Mr. Durham will report to the deputy attorney general, an office being held temporarily by Craig S. Morford. Mr. Durham will have the powers of the United States attorney for the Eastern District of Virginia, a jurisdiction that includes C.I.A. headquarters. If a grand jury is convened as expected, it will meet in Alexandria, Va., where the prosecutor’s office is located.
Mr. Mukasey said “in an abundance of caution” the office of United States attorney for the district, Chuck Rosenberg, had been recused from the case and would not take part in the inquiry. Mr. Rosenberg’s office has investigated cases of detainee abuse by C.I.A. employees and contractors and has worked closely with the C.I.A. on counterterrorism and espionage cases.
Mr. Mukasey said the decision was made “to avoid any possible appearance of a conflict with other matters handled by that office.” Appointments like Mr. Durham’s are sometimes made in cases in which prosecutors like Mr. Rosenberg have recused themselves.

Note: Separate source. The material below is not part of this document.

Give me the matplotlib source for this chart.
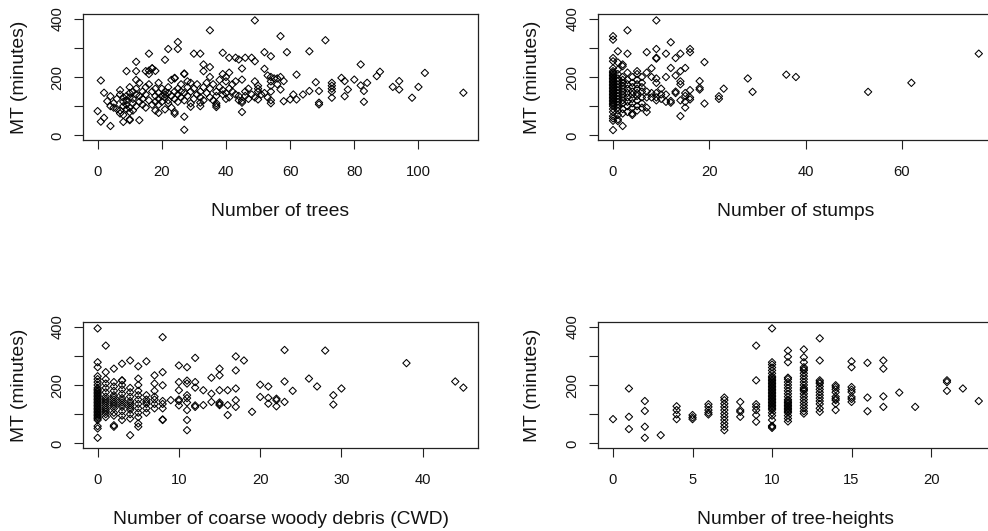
import matplotlib
matplotlib.use("Agg")
import matplotlib.pyplot as plt

plt.rcParams['font.family'] = ['Liberation Sans', 'DejaVu Sans']

# ---- Panel 1: Number of trees vs MT (minutes) ----
trees_points = [
    (0, 83), (1, 188), (1, 47), (2, 146), (2, 60), (4, 32), (3, 117), (4, 134), (4, 100),
    (9, 220), (12, 252), (12, 220), (16, 280), (15, 220), (16, 222), (17, 229), (18, 221),
    (21, 259), (22, 296), (25, 320), (25, 296), (24, 197), (27, 64), (27, 19), (27, 212),
    (30, 280), (32, 280), (33, 243), (35, 360), (35, 234), (39, 283), (41, 266), (43, 266),
    (44, 260), (46, 266), (48, 266), (49, 394), (49, 254), (52, 285), (54, 271), (57, 340),
    (59, 285), (66, 288), (71, 326), (82, 243), (88, 218), (87, 203), (84, 180), (82, 171),
    (83, 152), (83, 115), (80, 191), (77, 186), (76, 197), (78, 157), (77, 134), (73, 180),
    (73, 170), (73, 160), (73, 150), (73, 129), (69, 112), (69, 106), (69, 152), (68, 182),
    (66, 152), (64, 140), (62, 208), (62, 123), (60, 123), (61, 140), (58, 117), (58, 186),
    (57, 157), (56, 195), (54, 110), (54, 120), (54, 150), (54, 170), (54, 185), (54, 200),
    (53, 205), (52, 228), (50, 123), (50, 160), (50, 170), (47, 160), (45, 191), (45, 229),
    (45, 80), (45, 118), (45, 112), (37, 103), (37, 97), (37, 110), (32, 100), (32, 112),
    (29, 98), (24, 80), (24, 74), (21, 89), (19, 77), (13, 52), (10, 55), (8, 46), (10, 52),
    (92, 166), (94, 186), (94, 157), (98, 129), (100, 166), (102, 214), (114, 146),
    (5, 95), (5, 110), (6, 90), (6, 125), (7, 85), (7, 140), (7, 155), (7, 75), (8, 130),
    (8, 100), (8, 115), (8, 70), (9, 135), (9, 90), (9, 105), (9, 120), (10, 145), (10, 80),
    (10, 165), (10, 130), (10, 95), (11, 150), (11, 110), (11, 85), (11, 125), (12, 160),
    (12, 140), (12, 100), (12, 190), (13, 115), (13, 135), (13, 180), (14, 105), (14, 150),
    (14, 125), (15, 165), (15, 140), (15, 95), (16, 210), (16, 120), (16, 175), (17, 150),
    (17, 105), (17, 230), (18, 135), (18, 115), (18, 160), (18, 85), (19, 145), (19, 125),
    (19, 180), (19, 105), (20, 160), (20, 135), (20, 115), (21, 150), (21, 140), (21, 130),
    (22, 165), (22, 120), (22, 110), (22, 145), (23, 190), (23, 135), (23, 95), (24, 150),
    (24, 125), (24, 195), (25, 140), (25, 160), (25, 115), (26, 130), (26, 150), (26, 175),
    (27, 145), (27, 120), (27, 210), (28, 165), (28, 185), (28, 135), (29, 150), (29, 110),
    (29, 180), (30, 125), (30, 160), (31, 140), (31, 175), (32, 150), (32, 130), (33, 220),
    (33, 165), (33, 120), (34, 145), (34, 180), (35, 160), (35, 130), (35, 200), (36, 120),
    (36, 175), (37, 150), (37, 135), (38, 165), (38, 190), (39, 140), (39, 210), (39, 155),
    (40, 185), (40, 145), (40, 125), (40, 200), (41, 215), (41, 160), (41, 130), (42, 175),
    (42, 150), (43, 140), (43, 185), (44, 135), (44, 120), (46, 150), (46, 135), (47, 125),
    (48, 140), (49, 130), (49, 185), (50, 150), (51, 140), (52, 145), (53, 130), (55, 195),
    (56, 175), (57, 200),
]

# ---- Panel 2: Number of stumps -> MT values observed at that count ----
stumps_columns = {
    0: [18, 50, 58, 66, 80, 90, 100, 105, 110, 115, 120, 125, 130, 135, 140, 145, 150, 155,
        160, 165, 170, 175, 180, 185, 190, 195, 200, 205, 210, 215, 220, 230, 254, 265, 328, 340],
    1: [49, 55, 70, 85, 95, 105, 115, 125, 135, 145, 155, 165, 175, 185, 195, 210, 225, 250, 288],
    2: [32, 75, 90, 110, 120, 130, 140, 150, 160, 170, 180, 190, 200, 237, 243],
    3: [80, 100, 115, 130, 145, 160, 175, 190, 215, 280, 360],
    4: [70, 75, 95, 110, 125, 140, 150, 165, 180, 200],
    5: [85, 100, 120, 135, 145, 160, 175, 190, 210, 220],
    6: [95, 110, 130, 150, 165, 180, 200],
    7: [80, 95, 130, 150, 215, 285],
    8: [130, 145, 200, 230],
    9: [120, 130, 145, 180, 195, 263, 266, 296, 394],
    10: [125, 140, 160],
    11: [115, 140, 200, 280],
    12: [112, 118, 231, 319],
    13: [145, 150, 205, 265],
    14: [66, 120, 175, 185, 220, 280],
    15: [95, 115, 135, 145, 231],
    16: [123, 130, 155, 285, 296],
    18: [157, 163, 186],
    19: [109, 251],
    22: [125, 134],
    23: [160],
    28: [195],
    29: [149],
    36: [208],
    38: [200],
    53: [149],
    62: [180],
    76: [280],
}

# ---- Panel 3: Number of coarse woody debris (CWD) vs MT ----
cwd_points = [
    (0, 394), (1, 335), (0, 278), (0, 261), (0, 19), (0, 51), (0, 59), (1, 244), (2, 256),
    (2, 57), (2, 62), (3, 273), (3, 216), (4, 284), (4, 28), (5, 264), (5, 222), (5, 68),
    (5, 57), (6, 281), (7, 233), (8, 244), (8, 364), (8, 199), (8, 80), (9, 148), (10, 267),
    (10, 210), (10, 182), (11, 261), (11, 80), (11, 45), (11, 114), (12, 293), (12, 210),
    (12, 191), (13, 182), (13, 131), (14, 225), (14, 170), (14, 142), (15, 256), (15, 233),
    (15, 182), (15, 131), (16, 182), (16, 97), (16, 131), (17, 298), (17, 250), (17, 188),
    (17, 148), (17, 125), (18, 284), (19, 108), (20, 201), (20, 159), (21, 195), (21, 156),
    (21, 136), (22, 153), (22, 148), (22, 127), (23, 320), (23, 212), (23, 142), (24, 180),
    (26, 222), (27, 195), (28, 318), (29, 165), (29, 133), (30, 188), (38, 275), (44, 212),
    (45, 191),
    (0, 80), (0, 90), (0, 100), (0, 110), (0, 120), (0, 130), (0, 140), (0, 150), (0, 160),
    (0, 170), (0, 180), (0, 190), (0, 200), (0, 210), (0, 220), (0, 230),
    (0, 85), (0, 95), (0, 105), (0, 115), (0, 125), (0, 135), (0, 145), (0, 155), (0, 165),
    (0, 175), (0, 185),
    (1, 90), (1, 100), (1, 115), (1, 130), (1, 145), (1, 160), (1, 175), (1, 190), (1, 205),
    (1, 220), (1, 108), (1, 122), (1, 138), (1, 152),
    (2, 95), (2, 105), (2, 120), (2, 135), (2, 150), (2, 165), (2, 180), (2, 195), (2, 210),
    (2, 128), (2, 142), (2, 158),
    (3, 80), (3, 95), (3, 110), (3, 125), (3, 140), (3, 155), (3, 170), (3, 185), (3, 200),
    (3, 215), (3, 132), (3, 148),
    (4, 85), (4, 100), (4, 115), (4, 130), (4, 145), (4, 160), (4, 175), (4, 190),
    (4, 122), (4, 138),
    (5, 90), (5, 105), (5, 120), (5, 135), (5, 150), (5, 165), (5, 180), (5, 200),
    (6, 105), (6, 120), (6, 135), (6, 150), (6, 165), (6, 142),
    (7, 120), (7, 135), (7, 150), (7, 160), (7, 180), (7, 205),
    (8, 120), (8, 135), (8, 145), (8, 82),
    (10, 130), (10, 145), (10, 150),
    (11, 140), (11, 155), (11, 165), (11, 205), (11, 215),
    (12, 125), (12, 130), (15, 135), (15, 140),
]

# ---- Panel 4: Number of tree-heights -> MT values observed at that count ----
heights_columns = {
    0: [83],
    1: [49, 91, 188],
    2: [19, 57, 111, 145],
    3: [28],
    4: [83, 99, 114, 127],
    5: [83, 89, 97],
    6: [99, 105, 114, 125, 134],
    7: [45, 57, 68, 80, 91, 102, 114, 125, 136, 148, 157],
    8: [91, 108, 114, 142],
    9: [74, 97, 114, 125, 134, 216, 335],
    10: [53, 57, 60, 80, 95, 105, 115, 120, 125, 130, 135, 140, 145, 150, 155, 160, 165, 170,
         175, 180, 185, 190, 195, 200, 205, 210, 215, 220, 225, 230, 240, 250, 260, 270, 278, 394],
    11: [75, 85, 95, 105, 110, 115, 120, 125, 130, 135, 140, 145, 150, 160, 170, 180, 190, 200,
         210, 220, 225, 278, 297, 318],
    12: [102, 110, 120, 130, 140, 150, 160, 170, 180, 185, 190, 200, 210, 220, 230, 240, 250,
         255, 261, 278, 295, 322],
    13: [108, 120, 135, 145, 155, 165, 175, 185, 195, 205, 210, 216, 284, 360],
    14: [114, 136, 148, 153, 160, 175, 185, 193, 199],
    15: [142, 152, 159, 176, 184, 193, 261, 281],
    16: [110, 157, 276],
    17: [125, 161, 256, 284],
    18: [174],
    19: [125],
    21: [180, 210, 216],
    22: [188],
    23: [145],
}

x_labels = ["Number of trees", "Number of stumps",
            "Number of coarse woody debris (CWD)", "Number of tree-heights"]
x_ticks = [[0, 20, 40, 60, 80, 100], [0, 20, 40, 60], [0, 10, 20, 30, 40], [0, 5, 10, 15, 20]]
y_ticks = [0, 100, 200, 300, 400]
y_tick_labels = ["0", "", "200", "", "400"]
y_label = "MT (minutes)"


def columns_to_xy(cols):
    xs, ys = [], []
    for k, vals in cols.items():
        for v in vals:
            xs.append(k)
            ys.append(v)
    return xs, ys


def points_to_xy(pts):
    return [p[0] for p in pts], [p[1] for p in pts]


datasets = [
    points_to_xy(trees_points),
    columns_to_xy(stumps_columns),
    points_to_xy(cwd_points),
    columns_to_xy(heights_columns),
]

W, H = 988, 531
fig = plt.figure(figsize=(W / 100, H / 100), dpi=100)
fig.patch.set_facecolor('white')

ax_w = 395
ax_h = 126
lefts = [83, 598.4]
tops = [14, 322]
ylab_offsets = [59, 61]   # px from box left edge to y-label baseline
TEXT = '#141414'

for i, (xs, ys) in enumerate(datasets):
    r, c = divmod(i, 2)
    l = lefts[c]
    t = tops[r]
    ax = fig.add_axes([l / W, 1 - (t + ax_h) / H, ax_w / W, ax_h / H])
    ax.scatter(xs, ys, marker='D', s=14, facecolors='none', edgecolors='black',
               linewidths=0.75, zorder=3)
    xmin, xmax = min(xs), max(xs)
    pad = 0.04 * (xmax - xmin)
    ax.set_xlim(xmin - pad, xmax + pad)
    ax.set_ylim(-16, 416)
    ax.set_xticks(x_ticks[i])
    ax.set_xticklabels([str(v) for v in x_ticks[i]])
    ax.set_yticks(y_ticks)
    ax.set_yticklabels(y_tick_labels, rotation=90, va='center')
    ax.tick_params(axis='both', direction='out', length=6.5, width=0.8, color='#222222',
                   labelsize=10.6, labelcolor=TEXT)
    ax.tick_params(axis='x', pad=11.3)
    ax.tick_params(axis='y', pad=7.0)
    for sp in ax.spines.values():
        sp.set_linewidth(0.9)
        sp.set_color('#222222')
    ax.text(0.5, -75.6 / ax_h, x_labels[i], transform=ax.transAxes, ha='center',
            va='baseline', fontsize=13.9, color=TEXT)
    ax.text(-ylab_offsets[c] / ax_w, 0.5, y_label, transform=ax.transAxes, ha='center',
            va='baseline', rotation=90, rotation_mode='anchor', fontsize=13.9, color=TEXT)

fig.savefig("out.png", dpi=100, facecolor='white')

In an Op-Ed article in The New York Times on Wednesday, Thomas H. Kean and Lee H. Hamilton, the chairman and vice chairman of the Sept. 11 commission, said they believed that C.I.A. officials had deliberately withheld the tapes from the commission. They suggested that since the commission received its authority from both Congress and President Bush, any deliberate withholding of evidence might have violated federal law.
“Those who knew about those videotapes — and did not tell us about them — obstructed our investigation,” they wrote.